Ausbruch aus dem bürgerlichen IdyllArtistin

Roman

Zuletzt hatte Katja Oskamp mit Marzahn, mon amour einen unvergleichlich glänzenden Roman fabriziert, der das Leben einer Schauspielerin erzählt, die eines Tages beschließt, als Fußpflegerin im titelgebenden Ostberliner Stadtteil zu arbeiten. Empathie und die Poesie des Arbeitsalltags gingen in diesem Klartext Hand in Hand. Jetzt beschenkt uns Oskamp mit einer nicht weniger, wenn auch komplett anders glänzenden Hellersdorfer Perle. Eine glückliche Kleinfamilie – Vater, Mutter, Kind – ist mit einer gleichaltrigen, ebenso glücklichen Kleinfamilie befreundet. Das lohnt für Katja Oskamp den Aufwand einer Erzählung freilich nicht – zumal das kleinfamiliäre Glück, wie schon Friedrich Engels wusste, auf Lebenslügen fußt. Also unternimmt ihre Protagonistin Ausbruchsversuche aus dem bürgerlichen – wieder Ostberliner – Idyll, um die Komfortzone (nicht aber ihre kleine Tochter Paula) hinter sich zu lassen. Sie riskiert einiges zwischen Lust, Unterwerfung und der Angst davor.
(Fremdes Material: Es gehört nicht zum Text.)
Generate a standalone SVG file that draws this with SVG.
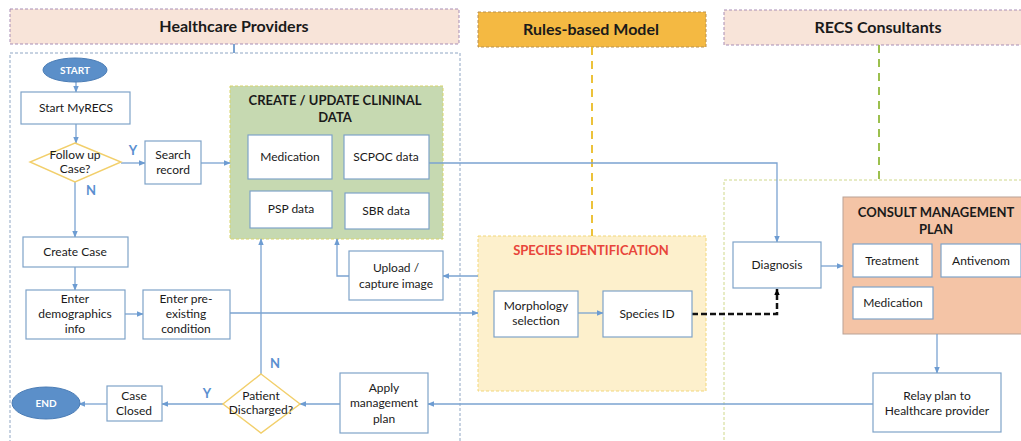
<svg xmlns="http://www.w3.org/2000/svg" width="1021" height="441" viewBox="0 0 1021 441">
<defs>
<marker id="ar" viewBox="0 0 10 10" refX="9" refY="5" markerWidth="7" markerHeight="7" orient="auto-start-reverse" markerUnits="userSpaceOnUse"><path d="M0,1 L10,5 L0,9 z" fill="#6d9cd2"/></marker>
<marker id="ak" viewBox="0 0 10 10" refX="9" refY="5" markerWidth="7" markerHeight="7" orient="auto" markerUnits="userSpaceOnUse"><path d="M0,1 L10,5 L0,9 z" fill="#000"/></marker>
<style>
text{font-family:Lato,"Open Sans","Liberation Sans",sans-serif;fill:#1a1a1a;text-anchor:middle}
.t{font-size:12px}
.h{font-size:16px;font-weight:bold}
.g{font-size:13px;font-weight:bold}
.yn{font-size:13px;font-weight:bold;fill:#5b8fd0}
.box{fill:#fff;stroke:#7fa3c9;stroke-width:1.2}
.dia{fill:#fff;stroke:#f2cf6b;stroke-width:1.4}
.c{fill:none;stroke:#7ba3d1;stroke-width:1.3}
.ell{fill:#5b8fc9;stroke:#4a7cb5}
.et{font-size:10px;font-weight:bold;fill:#fff}
</style>
</defs>
<g id="lanes">
<rect x="10" y="9" width="449" height="35" fill="#f8e4d9" stroke="#a88db5" stroke-dasharray="3 2"/>
<text class="h" x="234" y="32">Healthcare Providers</text>
<rect x="10" y="53" width="450" height="395" fill="none" stroke="#8fa6c4" stroke-dasharray="3 2"/>
<line x1="234" y1="44" x2="234" y2="53" stroke="#7ba3d1" stroke-width="2"/>
<rect x="478" y="12" width="228" height="35" fill="#f4b942" stroke="#b89050" stroke-dasharray="3 2"/>
<text class="h" x="591" y="35">Rules-based Model</text>
<line x1="592" y1="47" x2="592" y2="236" stroke="#ecc23a" stroke-width="2" stroke-dasharray="8 6"/>
<rect x="724" y="10" width="310" height="35" fill="#f8e4d9" stroke="#a88db5" stroke-dasharray="3 2"/>
<text class="h" x="878" y="33">RECS Consultants</text>
<line x1="879" y1="45" x2="879" y2="180" stroke="#9cc04e" stroke-width="2" stroke-dasharray="8 6"/>
<rect x="724" y="180" width="310" height="270" fill="none" stroke="#cfd88a" stroke-dasharray="3 2"/>
</g>
<g id="clinical">
<rect x="230" y="86" width="213" height="153" fill="#c6d9b1" stroke="#d8d46a" stroke-dasharray="3 2"/>
<text class="g" x="335" y="105">CREATE / UPDATE CLININAL</text>
<text class="g" x="335" y="122">DATA</text>
</g>
<g id="species">
<rect x="478" y="236" width="228" height="155" fill="#fdf0cc" stroke="#f2d77a" stroke-dasharray="3 2"/>
<text class="g" x="591" y="255" style="fill:#e8453a">SPECIES IDENTIFICATION</text>
</g>
<g id="consult">
<rect x="843" y="197" width="190" height="137" fill="#f4c4a6" stroke="#b9a296"/>
<text class="g" x="936" y="217">CONSULT MANAGEMENT</text>
<text class="g" x="936" y="234">PLAN</text>
</g>
<g id="connectors">
<line class="c" x1="76" y1="82" x2="76" y2="92" marker-end="url(#ar)"/>
<line class="c" x1="76" y1="124" x2="76" y2="143" marker-end="url(#ar)"/>
<line class="c" x1="121" y1="163" x2="145" y2="163" marker-end="url(#ar)"/>
<line class="c" x1="201" y1="163" x2="230" y2="163" marker-end="url(#ar)"/>
<line class="c" x1="75" y1="182" x2="75" y2="237" marker-end="url(#ar)"/>
<line class="c" x1="75" y1="267" x2="75" y2="290" marker-end="url(#ar)"/>
<line class="c" x1="125" y1="314" x2="143" y2="314" marker-end="url(#ar)"/>
<line class="c" x1="230" y1="313" x2="478" y2="313" marker-end="url(#ar)"/>
<line class="c" x1="578" y1="313" x2="603" y2="313" marker-end="url(#ar)"/>
<line class="c" x1="478" y1="276" x2="443" y2="276" marker-end="url(#ar)"/>
<polyline class="c" points="349,276 337,276 337,239" marker-end="url(#ar)"/>
<line class="c" x1="261" y1="374" x2="261" y2="239" marker-end="url(#ar)"/>
<polyline class="c" points="429,163 777,163 777,242" marker-end="url(#ar)"/>
<line class="c" x1="821" y1="266" x2="843" y2="266" marker-end="url(#ar)"/>
<line class="c" x1="937" y1="334" x2="937" y2="373" marker-end="url(#ar)"/>
<line class="c" x1="873" y1="404" x2="428" y2="404" marker-end="url(#ar)"/>
<line class="c" x1="340" y1="404" x2="300" y2="404" marker-end="url(#ar)"/>
<line class="c" x1="223" y1="404" x2="162" y2="404" marker-end="url(#ar)"/>
<line class="c" x1="107" y1="404" x2="79" y2="404" marker-end="url(#ar)"/>
<polyline points="692,314 777,314 777,289" fill="none" stroke="#111" stroke-width="2.5" stroke-dasharray="6 3" marker-end="url(#ak)"/>
<text class="yn" x="133" y="155">Y</text>
<text class="yn" x="91" y="195">N</text>
<text class="yn" x="275" y="368">N</text>
<text class="yn" x="207" y="398">Y</text>
</g>
<g id="start"><ellipse class="ell" cx="75" cy="70" rx="32" ry="12"/><text class="et" x="75" y="74">START</text></g>
<g id="startmyrecs"><rect class="box" x="21" y="92" width="109" height="32"/><text class="t" x="76" y="112">Start MyRECS</text></g>
<g id="followup"><polygon class="dia" points="75,143 121,162 75,182 30,162"/><text class="t" x="75" y="159">Follow up</text><text class="t" x="75" y="173">Case?</text></g>
<g id="search"><rect class="box" x="145" y="141" width="56" height="43"/><text class="t" x="173" y="159">Search</text><text class="t" x="173" y="174">record</text></g>
<g id="medication"><rect class="box" x="248" y="135" width="84" height="44"/><text class="t" x="290" y="161">Medication</text></g>
<g id="scpoc"><rect class="box" x="344" y="135" width="85" height="44"/><text class="t" x="386" y="161">SCPOC data</text></g>
<g id="psp"><rect class="box" x="250" y="191" width="82" height="37"/><text class="t" x="291" y="213">PSP data</text></g>
<g id="sbr"><rect class="box" x="345" y="193" width="84" height="36"/><text class="t" x="386" y="215">SBR data</text></g>
<g id="createcase"><rect class="box" x="23" y="237" width="105" height="30"/><text class="t" x="75" y="256">Create Case</text></g>
<g id="demographics"><rect class="box" x="26" y="290" width="99" height="49"/><text class="t" x="75" y="303">Enter</text><text class="t" x="75" y="318">demographics</text><text class="t" x="75" y="333">info</text></g>
<g id="preexisting"><rect class="box" x="143" y="290" width="87" height="49"/><text class="t" x="186" y="303">Enter pre-</text><text class="t" x="186" y="318">existing</text><text class="t" x="186" y="333">condition</text></g>
<g id="upload"><rect class="box" x="349" y="251" width="94" height="49"/><text class="t" x="396" y="272">Upload /</text><text class="t" x="396" y="288">capture image</text></g>
<g id="morphology"><rect class="box" x="494" y="291" width="84" height="46"/><text class="t" x="536" y="310">Morphology</text><text class="t" x="536" y="325">selection</text></g>
<g id="speciesid"><rect class="box" x="603" y="291" width="89" height="46"/><text class="t" x="647" y="318">Species ID</text></g>
<g id="diagnosis"><rect class="box" x="733" y="242" width="88" height="46"/><text class="t" x="777" y="269">Diagnosis</text></g>
<g id="treatment"><rect class="box" x="853" y="244" width="79" height="33"/><text class="t" x="892" y="265">Treatment</text></g>
<g id="antivenom"><rect class="box" x="941" y="244" width="80" height="33"/><text class="t" x="981" y="265">Antivenom</text></g>
<g id="medication2"><rect class="box" x="853" y="287" width="80" height="32"/><text class="t" x="893" y="307">Medication</text></g>
<g id="relay"><rect class="box" x="873" y="373" width="128" height="59"/><text class="t" x="937" y="400">Relay plan to</text><text class="t" x="937" y="415">Healthcare provider</text></g>
<g id="apply"><rect class="box" x="340" y="373" width="88" height="60"/><text class="t" x="384" y="392">Apply</text><text class="t" x="384" y="407">management</text><text class="t" x="384" y="423">plan</text></g>
<g id="discharged"><polygon class="dia" points="261,374 300,404 261,433 223,404"/><text class="t" x="261" y="400">Patient</text><text class="t" x="261" y="414">Discharged?</text></g>
<g id="caseclosed"><rect class="box" x="107" y="386" width="55" height="35"/><text class="t" x="134" y="400">Case</text><text class="t" x="134" y="415">Closed</text></g>
<g id="end"><ellipse class="ell" cx="46" cy="403" rx="34" ry="16"/><text class="et" x="46" y="407">END</text></g>
</svg>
Ausgangspunkt der Flucht in ein besseres Leben, aus dem schmucken Eigenheim in den Plattenbau, ist eine Bar, deren Name dem Roman seinen Titel verdankt. Dort trifft sie einen Mann, der fortan nur «der Mann» heißt. Was sich daraus ergibt, lassen wir uns liebend gern von einer gnadenlos guten Autorin erzählen.